Reproduce only the lines of the material below that start at the line containing "Recreate this image as a web" and stop at the line containing "['4000', '1000', '100', '10', '1', '0.1', '0.01'];". Keep both end lines.

## Begin

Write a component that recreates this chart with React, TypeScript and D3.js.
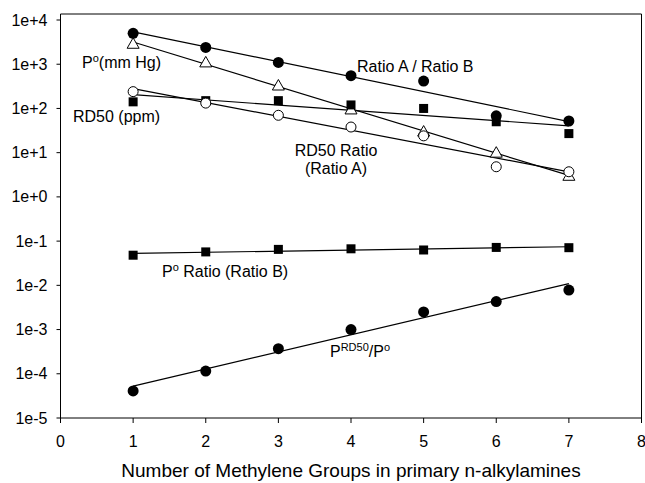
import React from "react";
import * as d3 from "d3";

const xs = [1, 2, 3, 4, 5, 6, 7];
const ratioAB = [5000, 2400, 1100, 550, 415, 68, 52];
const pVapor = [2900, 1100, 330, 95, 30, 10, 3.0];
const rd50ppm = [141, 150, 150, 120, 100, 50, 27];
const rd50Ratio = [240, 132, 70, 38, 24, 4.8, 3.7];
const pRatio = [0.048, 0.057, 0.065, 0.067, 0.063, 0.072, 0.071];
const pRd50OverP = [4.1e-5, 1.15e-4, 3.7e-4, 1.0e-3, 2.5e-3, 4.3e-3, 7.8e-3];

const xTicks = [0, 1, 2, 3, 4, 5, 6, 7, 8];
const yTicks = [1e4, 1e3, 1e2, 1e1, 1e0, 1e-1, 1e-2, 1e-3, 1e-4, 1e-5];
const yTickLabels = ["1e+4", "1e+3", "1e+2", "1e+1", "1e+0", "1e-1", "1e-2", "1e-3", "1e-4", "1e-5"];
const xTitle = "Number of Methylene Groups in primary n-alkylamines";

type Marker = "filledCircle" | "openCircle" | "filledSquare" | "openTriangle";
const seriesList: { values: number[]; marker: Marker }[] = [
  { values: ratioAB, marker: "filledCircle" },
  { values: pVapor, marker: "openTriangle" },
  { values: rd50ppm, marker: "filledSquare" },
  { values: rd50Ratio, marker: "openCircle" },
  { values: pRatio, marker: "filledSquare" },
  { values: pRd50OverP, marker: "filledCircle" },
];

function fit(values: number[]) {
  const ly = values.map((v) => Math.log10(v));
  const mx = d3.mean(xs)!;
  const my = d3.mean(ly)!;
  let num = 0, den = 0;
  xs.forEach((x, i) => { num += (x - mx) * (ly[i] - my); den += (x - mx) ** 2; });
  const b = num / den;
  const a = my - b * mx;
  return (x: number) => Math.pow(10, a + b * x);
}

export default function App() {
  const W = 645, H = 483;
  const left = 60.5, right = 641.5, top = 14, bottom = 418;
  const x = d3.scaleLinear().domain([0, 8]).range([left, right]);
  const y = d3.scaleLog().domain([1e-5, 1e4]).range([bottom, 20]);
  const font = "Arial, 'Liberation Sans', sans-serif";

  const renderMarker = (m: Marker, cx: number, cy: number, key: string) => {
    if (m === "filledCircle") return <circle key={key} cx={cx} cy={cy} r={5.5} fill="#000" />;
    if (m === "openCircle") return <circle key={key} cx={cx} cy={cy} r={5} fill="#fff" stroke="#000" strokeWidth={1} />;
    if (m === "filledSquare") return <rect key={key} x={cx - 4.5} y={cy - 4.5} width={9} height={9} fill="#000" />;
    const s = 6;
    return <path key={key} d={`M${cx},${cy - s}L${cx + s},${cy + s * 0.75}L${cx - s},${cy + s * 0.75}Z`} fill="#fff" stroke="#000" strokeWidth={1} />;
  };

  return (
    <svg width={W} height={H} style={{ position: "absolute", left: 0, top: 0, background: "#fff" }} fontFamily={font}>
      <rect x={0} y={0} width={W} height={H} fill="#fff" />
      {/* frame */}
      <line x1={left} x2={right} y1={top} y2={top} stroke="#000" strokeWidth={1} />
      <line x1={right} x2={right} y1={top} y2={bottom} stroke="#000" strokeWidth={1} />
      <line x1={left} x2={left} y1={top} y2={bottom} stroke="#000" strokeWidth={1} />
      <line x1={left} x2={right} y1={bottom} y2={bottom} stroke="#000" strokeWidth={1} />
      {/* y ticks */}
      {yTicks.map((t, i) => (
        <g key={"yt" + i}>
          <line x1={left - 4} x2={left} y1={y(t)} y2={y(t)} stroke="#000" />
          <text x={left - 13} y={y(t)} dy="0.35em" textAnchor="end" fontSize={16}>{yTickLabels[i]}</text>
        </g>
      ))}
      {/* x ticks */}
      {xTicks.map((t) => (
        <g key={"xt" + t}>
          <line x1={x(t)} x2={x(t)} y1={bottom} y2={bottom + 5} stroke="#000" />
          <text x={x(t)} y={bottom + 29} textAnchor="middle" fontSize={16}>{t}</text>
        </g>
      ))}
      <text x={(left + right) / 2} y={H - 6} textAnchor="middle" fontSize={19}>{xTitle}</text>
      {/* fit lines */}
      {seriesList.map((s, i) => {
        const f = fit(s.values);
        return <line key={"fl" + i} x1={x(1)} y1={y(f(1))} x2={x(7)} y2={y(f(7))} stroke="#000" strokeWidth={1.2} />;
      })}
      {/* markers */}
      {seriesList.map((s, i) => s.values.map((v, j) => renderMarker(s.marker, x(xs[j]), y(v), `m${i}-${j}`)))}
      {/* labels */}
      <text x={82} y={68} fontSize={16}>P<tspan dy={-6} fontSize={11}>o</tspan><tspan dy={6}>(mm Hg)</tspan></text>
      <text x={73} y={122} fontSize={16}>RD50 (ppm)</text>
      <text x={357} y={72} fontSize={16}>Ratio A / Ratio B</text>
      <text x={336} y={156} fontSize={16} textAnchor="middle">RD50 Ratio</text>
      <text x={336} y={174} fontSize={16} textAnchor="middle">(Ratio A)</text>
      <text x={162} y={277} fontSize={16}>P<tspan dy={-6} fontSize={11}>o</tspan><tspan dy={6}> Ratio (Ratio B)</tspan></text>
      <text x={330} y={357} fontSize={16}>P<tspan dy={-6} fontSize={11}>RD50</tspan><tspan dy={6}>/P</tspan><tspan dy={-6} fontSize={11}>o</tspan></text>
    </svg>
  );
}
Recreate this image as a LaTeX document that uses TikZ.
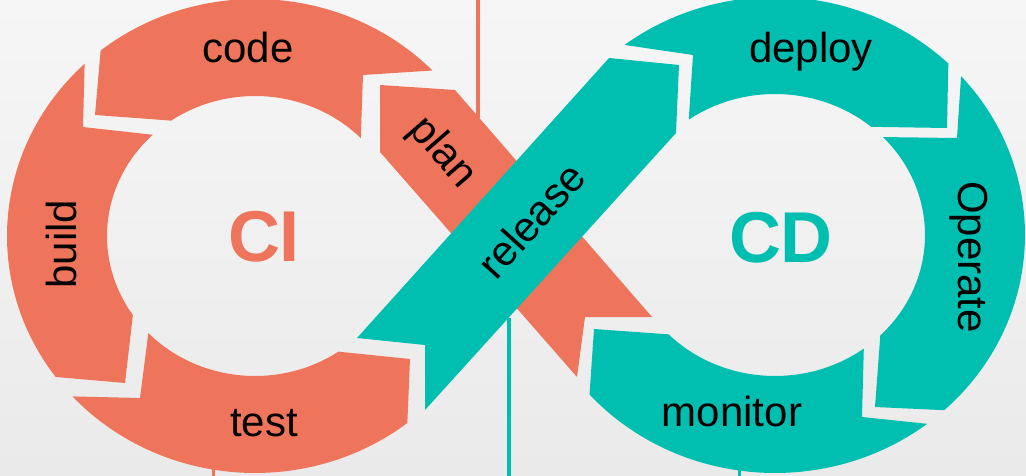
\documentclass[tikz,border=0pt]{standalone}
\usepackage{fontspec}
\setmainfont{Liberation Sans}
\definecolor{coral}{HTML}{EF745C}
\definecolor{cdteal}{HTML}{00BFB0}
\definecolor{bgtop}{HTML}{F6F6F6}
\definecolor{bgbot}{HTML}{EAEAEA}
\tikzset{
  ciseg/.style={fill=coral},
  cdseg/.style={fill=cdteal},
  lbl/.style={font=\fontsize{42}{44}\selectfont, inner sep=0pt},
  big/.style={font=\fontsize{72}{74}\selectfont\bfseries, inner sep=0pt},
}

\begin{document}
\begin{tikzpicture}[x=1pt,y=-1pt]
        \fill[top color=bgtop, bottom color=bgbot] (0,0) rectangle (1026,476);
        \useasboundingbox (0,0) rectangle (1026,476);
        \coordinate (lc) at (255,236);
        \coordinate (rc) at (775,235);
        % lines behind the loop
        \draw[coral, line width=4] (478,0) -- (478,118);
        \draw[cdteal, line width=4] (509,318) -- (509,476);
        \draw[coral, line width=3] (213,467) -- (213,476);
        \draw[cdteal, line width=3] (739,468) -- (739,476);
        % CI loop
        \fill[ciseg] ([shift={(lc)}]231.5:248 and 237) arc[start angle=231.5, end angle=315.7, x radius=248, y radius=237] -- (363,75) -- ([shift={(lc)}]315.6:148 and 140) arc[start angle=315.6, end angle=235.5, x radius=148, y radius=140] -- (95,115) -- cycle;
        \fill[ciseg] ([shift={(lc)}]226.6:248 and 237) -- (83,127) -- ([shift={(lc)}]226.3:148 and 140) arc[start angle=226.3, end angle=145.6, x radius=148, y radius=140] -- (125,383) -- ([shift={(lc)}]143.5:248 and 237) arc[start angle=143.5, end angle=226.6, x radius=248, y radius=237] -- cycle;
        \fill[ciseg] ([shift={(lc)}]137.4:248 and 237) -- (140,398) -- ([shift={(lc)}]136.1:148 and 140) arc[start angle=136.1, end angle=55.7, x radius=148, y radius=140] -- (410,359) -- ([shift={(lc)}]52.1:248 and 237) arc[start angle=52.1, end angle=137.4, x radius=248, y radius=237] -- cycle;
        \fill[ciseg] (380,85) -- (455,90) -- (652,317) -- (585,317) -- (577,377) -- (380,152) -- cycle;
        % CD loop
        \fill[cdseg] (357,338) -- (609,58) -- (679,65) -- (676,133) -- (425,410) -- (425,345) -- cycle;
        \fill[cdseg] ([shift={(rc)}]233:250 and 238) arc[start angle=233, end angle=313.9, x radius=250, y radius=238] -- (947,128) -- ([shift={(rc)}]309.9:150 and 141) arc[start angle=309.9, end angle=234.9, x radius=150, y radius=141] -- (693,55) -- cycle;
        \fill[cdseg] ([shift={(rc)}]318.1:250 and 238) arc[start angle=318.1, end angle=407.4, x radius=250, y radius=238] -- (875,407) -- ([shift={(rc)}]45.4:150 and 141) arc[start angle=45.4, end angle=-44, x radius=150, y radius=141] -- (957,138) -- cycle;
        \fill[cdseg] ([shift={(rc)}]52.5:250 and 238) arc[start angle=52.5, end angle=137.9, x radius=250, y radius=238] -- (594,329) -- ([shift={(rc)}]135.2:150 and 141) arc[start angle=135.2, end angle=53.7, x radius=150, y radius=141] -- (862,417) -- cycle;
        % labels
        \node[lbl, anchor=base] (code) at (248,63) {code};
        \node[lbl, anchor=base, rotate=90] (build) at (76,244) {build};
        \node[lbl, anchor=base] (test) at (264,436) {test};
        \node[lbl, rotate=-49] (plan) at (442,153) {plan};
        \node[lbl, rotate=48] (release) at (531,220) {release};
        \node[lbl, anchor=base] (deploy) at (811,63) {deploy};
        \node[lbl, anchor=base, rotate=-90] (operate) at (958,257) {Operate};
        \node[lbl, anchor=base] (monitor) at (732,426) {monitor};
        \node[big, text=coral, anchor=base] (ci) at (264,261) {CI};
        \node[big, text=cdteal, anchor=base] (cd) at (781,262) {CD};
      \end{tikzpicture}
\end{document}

## End
## Begin

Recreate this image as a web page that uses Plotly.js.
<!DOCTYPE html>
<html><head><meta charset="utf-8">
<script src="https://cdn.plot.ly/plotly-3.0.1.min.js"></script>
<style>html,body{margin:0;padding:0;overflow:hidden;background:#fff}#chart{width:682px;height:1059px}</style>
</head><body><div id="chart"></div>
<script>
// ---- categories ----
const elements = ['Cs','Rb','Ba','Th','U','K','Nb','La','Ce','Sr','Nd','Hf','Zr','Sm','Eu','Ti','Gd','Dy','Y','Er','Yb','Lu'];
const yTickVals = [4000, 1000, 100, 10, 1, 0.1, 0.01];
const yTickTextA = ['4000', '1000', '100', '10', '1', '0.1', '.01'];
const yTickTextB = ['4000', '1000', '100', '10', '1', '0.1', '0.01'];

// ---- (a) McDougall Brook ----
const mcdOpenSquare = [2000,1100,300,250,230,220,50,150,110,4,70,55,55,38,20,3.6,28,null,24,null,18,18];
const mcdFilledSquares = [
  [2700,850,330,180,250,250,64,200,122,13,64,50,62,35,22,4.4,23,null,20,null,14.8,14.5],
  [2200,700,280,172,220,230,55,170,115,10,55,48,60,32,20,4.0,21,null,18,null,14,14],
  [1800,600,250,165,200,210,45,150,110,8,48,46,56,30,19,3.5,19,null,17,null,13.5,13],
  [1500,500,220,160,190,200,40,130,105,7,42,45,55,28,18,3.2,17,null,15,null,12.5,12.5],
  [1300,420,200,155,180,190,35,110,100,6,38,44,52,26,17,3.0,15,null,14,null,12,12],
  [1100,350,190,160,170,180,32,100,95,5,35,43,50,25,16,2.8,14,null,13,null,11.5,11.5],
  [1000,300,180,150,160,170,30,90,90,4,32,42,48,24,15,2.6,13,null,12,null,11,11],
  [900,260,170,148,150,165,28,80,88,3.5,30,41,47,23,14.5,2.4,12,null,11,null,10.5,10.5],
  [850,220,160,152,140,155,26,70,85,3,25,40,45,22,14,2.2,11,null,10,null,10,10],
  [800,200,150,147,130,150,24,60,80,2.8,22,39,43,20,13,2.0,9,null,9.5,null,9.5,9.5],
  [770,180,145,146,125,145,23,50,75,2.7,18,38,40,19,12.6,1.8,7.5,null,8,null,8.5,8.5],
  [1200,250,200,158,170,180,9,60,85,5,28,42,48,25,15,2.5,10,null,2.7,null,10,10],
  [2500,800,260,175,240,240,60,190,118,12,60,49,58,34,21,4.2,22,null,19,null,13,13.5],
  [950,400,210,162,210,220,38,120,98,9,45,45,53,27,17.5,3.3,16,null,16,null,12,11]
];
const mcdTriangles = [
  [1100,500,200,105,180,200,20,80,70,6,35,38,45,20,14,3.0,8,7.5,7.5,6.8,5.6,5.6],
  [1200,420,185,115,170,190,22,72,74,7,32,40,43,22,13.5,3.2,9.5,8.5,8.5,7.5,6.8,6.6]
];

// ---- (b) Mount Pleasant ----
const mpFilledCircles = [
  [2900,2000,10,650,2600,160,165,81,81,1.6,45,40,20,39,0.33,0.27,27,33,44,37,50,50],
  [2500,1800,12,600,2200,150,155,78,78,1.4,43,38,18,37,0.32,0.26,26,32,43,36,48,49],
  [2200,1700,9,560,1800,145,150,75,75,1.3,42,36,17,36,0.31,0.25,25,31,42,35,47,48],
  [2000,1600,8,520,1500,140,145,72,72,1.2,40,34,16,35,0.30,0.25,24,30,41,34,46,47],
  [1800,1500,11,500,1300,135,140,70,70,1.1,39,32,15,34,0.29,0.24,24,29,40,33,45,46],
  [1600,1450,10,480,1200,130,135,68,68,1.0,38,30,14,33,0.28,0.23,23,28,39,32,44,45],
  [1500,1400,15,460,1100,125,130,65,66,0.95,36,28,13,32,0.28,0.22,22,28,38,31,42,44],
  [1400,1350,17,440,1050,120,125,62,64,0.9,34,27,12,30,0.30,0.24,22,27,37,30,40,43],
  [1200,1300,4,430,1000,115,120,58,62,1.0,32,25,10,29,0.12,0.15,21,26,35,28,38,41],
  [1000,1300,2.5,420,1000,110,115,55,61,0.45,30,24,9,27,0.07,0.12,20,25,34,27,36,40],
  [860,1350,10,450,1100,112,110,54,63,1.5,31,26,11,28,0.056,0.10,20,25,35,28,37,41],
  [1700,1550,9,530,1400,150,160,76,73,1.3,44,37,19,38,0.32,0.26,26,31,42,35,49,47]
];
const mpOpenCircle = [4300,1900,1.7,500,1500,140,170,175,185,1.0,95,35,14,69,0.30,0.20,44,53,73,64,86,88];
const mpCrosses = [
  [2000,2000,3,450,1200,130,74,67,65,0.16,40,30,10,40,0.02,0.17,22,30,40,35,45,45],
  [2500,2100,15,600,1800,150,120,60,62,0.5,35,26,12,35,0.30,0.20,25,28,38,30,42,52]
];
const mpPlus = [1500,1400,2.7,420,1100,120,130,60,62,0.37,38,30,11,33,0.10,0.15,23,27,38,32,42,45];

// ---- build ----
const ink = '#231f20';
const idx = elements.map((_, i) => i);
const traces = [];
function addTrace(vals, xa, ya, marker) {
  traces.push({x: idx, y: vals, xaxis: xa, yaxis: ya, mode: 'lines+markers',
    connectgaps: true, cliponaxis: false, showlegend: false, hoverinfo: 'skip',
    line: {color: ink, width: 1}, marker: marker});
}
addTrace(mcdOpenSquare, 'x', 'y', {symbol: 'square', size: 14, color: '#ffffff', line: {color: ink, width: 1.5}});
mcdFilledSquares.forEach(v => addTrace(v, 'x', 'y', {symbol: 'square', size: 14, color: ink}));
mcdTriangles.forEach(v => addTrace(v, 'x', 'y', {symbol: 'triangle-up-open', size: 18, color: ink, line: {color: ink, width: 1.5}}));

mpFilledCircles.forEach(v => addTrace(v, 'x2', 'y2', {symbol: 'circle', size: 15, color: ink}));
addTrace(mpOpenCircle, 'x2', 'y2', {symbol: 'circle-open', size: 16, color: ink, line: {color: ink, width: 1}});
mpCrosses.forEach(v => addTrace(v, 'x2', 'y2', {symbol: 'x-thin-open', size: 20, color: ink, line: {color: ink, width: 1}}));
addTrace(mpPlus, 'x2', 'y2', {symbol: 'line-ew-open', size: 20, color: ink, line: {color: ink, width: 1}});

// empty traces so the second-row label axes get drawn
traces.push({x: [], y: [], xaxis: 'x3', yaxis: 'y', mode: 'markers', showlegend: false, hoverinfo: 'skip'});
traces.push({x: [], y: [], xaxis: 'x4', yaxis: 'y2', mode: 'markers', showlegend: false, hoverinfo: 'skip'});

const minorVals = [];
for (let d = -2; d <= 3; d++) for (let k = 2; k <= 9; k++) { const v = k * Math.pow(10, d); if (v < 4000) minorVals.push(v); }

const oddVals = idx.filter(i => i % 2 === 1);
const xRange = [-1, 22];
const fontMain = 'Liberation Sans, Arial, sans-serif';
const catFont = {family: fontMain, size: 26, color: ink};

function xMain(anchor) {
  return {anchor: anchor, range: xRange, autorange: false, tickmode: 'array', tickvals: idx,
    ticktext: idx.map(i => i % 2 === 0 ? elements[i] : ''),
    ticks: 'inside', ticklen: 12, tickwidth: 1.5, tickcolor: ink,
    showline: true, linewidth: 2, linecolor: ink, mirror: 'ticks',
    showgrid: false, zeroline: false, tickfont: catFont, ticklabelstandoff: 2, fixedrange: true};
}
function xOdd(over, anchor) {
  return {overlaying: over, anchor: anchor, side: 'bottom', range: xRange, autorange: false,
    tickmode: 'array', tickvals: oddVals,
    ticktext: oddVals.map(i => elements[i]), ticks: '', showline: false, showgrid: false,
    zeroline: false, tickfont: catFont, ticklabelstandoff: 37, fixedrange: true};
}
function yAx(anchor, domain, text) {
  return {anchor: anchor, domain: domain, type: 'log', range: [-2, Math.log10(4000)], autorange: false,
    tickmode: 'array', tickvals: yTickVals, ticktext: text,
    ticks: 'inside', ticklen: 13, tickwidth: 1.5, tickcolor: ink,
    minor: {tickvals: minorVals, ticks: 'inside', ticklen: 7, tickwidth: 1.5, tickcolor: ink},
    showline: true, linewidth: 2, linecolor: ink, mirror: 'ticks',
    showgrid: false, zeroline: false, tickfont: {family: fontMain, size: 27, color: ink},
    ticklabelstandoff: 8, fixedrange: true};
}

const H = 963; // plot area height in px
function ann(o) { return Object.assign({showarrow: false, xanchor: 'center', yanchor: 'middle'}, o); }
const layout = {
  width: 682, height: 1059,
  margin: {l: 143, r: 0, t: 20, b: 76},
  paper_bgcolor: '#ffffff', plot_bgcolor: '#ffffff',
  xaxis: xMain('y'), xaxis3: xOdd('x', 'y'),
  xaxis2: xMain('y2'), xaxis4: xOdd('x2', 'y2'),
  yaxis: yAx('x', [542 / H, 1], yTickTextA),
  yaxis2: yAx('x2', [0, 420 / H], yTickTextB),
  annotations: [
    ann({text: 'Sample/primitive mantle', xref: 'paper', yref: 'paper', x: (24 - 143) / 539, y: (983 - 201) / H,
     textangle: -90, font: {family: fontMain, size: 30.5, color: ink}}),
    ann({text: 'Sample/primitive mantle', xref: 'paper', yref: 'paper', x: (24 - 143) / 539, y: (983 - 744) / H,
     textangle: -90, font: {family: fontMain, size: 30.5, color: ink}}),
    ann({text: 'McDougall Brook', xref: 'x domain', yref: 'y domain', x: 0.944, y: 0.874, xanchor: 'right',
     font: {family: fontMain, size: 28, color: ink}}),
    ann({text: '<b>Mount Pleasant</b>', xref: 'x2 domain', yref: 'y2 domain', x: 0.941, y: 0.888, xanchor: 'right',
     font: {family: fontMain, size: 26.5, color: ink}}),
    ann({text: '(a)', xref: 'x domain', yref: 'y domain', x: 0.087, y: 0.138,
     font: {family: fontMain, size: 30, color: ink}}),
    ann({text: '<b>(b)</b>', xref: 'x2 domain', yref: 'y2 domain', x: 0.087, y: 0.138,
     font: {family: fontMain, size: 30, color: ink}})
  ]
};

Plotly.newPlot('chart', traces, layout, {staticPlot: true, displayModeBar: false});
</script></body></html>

## End
## Begin

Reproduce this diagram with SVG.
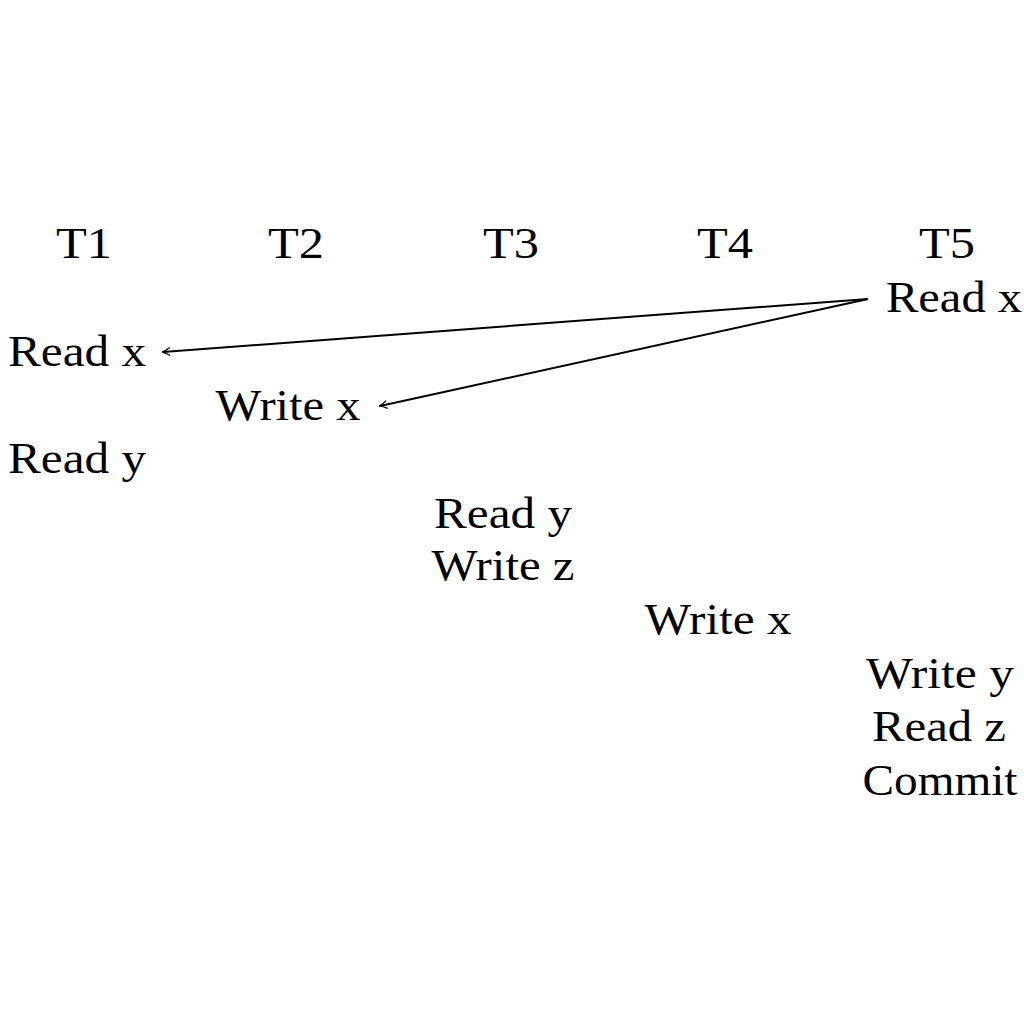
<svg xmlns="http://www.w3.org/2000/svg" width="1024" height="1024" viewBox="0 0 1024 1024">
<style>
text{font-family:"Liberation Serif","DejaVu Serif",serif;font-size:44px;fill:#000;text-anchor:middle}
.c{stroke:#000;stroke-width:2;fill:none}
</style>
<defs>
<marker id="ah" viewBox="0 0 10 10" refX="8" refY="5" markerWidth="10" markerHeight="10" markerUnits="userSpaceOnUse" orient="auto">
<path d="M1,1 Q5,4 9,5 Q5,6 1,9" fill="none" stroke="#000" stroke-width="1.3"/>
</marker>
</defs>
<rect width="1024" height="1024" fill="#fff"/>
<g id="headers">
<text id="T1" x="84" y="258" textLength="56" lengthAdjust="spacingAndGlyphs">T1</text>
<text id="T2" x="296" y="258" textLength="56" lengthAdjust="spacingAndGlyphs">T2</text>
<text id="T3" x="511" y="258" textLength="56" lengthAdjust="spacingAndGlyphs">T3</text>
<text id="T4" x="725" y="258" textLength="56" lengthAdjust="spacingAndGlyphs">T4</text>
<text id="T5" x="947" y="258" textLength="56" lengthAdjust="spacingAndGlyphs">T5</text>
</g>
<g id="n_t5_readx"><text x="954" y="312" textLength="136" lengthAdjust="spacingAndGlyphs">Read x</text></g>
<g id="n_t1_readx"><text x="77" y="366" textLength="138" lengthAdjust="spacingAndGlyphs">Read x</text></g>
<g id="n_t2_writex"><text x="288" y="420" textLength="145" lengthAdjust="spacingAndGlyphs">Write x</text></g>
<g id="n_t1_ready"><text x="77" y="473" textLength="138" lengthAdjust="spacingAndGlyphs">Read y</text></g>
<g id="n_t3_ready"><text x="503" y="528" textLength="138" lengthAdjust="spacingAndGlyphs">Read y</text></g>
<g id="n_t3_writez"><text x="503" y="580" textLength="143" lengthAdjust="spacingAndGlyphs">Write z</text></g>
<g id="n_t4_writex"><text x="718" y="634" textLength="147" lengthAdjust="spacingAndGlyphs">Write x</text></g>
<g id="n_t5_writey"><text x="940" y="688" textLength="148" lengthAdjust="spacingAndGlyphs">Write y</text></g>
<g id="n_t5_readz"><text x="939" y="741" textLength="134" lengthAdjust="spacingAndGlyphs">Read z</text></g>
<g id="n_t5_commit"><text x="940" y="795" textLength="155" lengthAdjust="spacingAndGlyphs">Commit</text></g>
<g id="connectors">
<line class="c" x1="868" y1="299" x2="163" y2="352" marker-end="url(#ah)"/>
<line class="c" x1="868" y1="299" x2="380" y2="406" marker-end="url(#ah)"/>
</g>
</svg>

## End

**RESULT OF THIS TASK**
Recreate this image as a web page that uses Plotly.js.
<!DOCTYPE html>
<html><head><meta charset="utf-8">
<script src="https://cdn.plot.ly/plotly-3.0.1.min.js"></script>
<style>html,body{margin:0;padding:0;overflow:hidden;background:#fff}#chart{width:682px;height:1059px}</style>
</head><body><div id="chart"></div>
<script>
// ---- categories ----
const elements = ['Cs','Rb','Ba','Th','U','K','Nb','La','Ce','Sr','Nd','Hf','Zr','Sm','Eu','Ti','Gd','Dy','Y','Er','Yb','Lu'];
const yTickVals = [4000, 1000, 100, 10, 1, 0.1, 0.01];
const yTickTextA = ['4000', '1000', '100', '10', '1', '0.1', '.01'];
const yTickTextB = ['4000', '1000', '100', '10', '1', '0.1', '0.01'];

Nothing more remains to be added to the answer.